One confusing aspect of faceting is that even when a particular facet is selected the facet list continues to show other facets. This is because the records retrieved with the given filter most likely have other values in the facet list in addition to the filter selected. Maybe this is obvious, it's pretty obvious to me but this is the kind of issue that I always want to check against the principle of least astonishment, if I get confused users may be more so, but perhaps not.

Wednesday, January 2, 2008

Tag Administration



We'll start this off with the sunset on Christmas day. Nice but pretty typical for this time of year. Ah yes, tag administration. I realized, as I was going through many of the problems Kat found in her latest testing, that most were due to lists inside the code not keeping up with decisions and changes made as the portal moves forward. After fixing a couple, for my sake and the sake of future administrators, I went ahead and implemented a tag interface. Registered users who are administrators will have a new submenu option near logout that will take them to the tag administration subsystem.
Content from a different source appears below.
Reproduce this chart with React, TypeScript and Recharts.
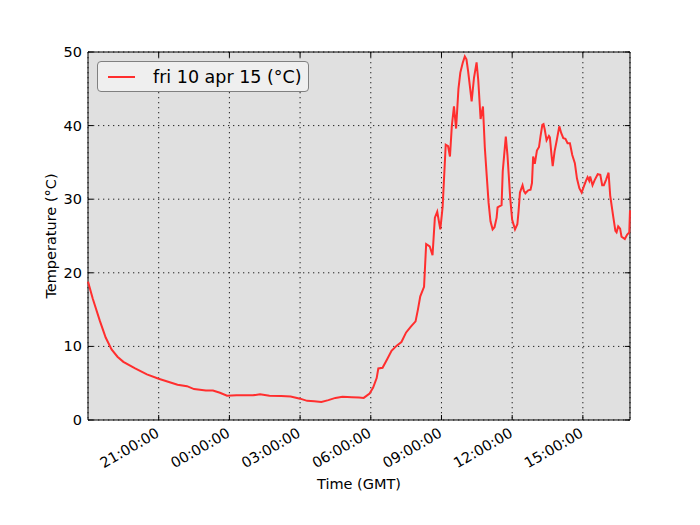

There are pages for adding, editing and deleting the field tags, and screens for controlling which and in what order tags display for the full and brief record views. There is one additional page for listing the tags the mods-rubymods xsl transformation creates, some of these are for headings work and should not be included in displays, nonetheless it is useful to see them without scanning through reams of xsl.
I have to say once again that the ruby on rails made it quite easy to implement the drag and drop interface. The examples at scriptaculous worked with minimal modification.